In this paper we study the problem of multiclass classification with a bounded number of different labels $k$, in the realizable setting. We extend the traditional PAC model to a) distribution-dependent learning rates, and b) learning rates under data-dependent assumptions. First, we consider the universal learning setting (Bousquet, Hanneke, Moran, van Handel and Yehudayoff, STOC '21), for which we provide a complete characterization of the achievable learning rates that holds for every fixed distribution. In particular, we show the following trichotomy: for any concept class, the optimal learning rate is either exponential, linear or arbitrarily slow. Additionally, we provide complexity measures of the underlying hypothesis class that characterize when these rates occur.

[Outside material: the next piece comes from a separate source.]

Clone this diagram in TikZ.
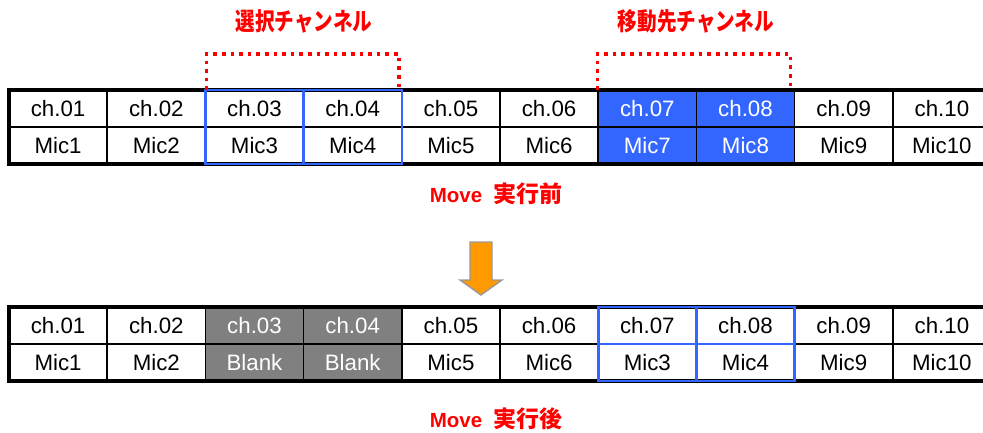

Second, we consider the problem of multiclass classification with structured data (such as data lying on a low dimensional manifold or satisfying margin conditions), a setting which is captured by partial concept classes (Alon, Hanneke, Holzman and Moran, FOCS '21). Partial concepts are functions that can be undefined in certain parts of the input space. We extend the traditional PAC learnability of total concept classes to partial concept classes in the multiclass setting and investigate differences between partial and total concepts.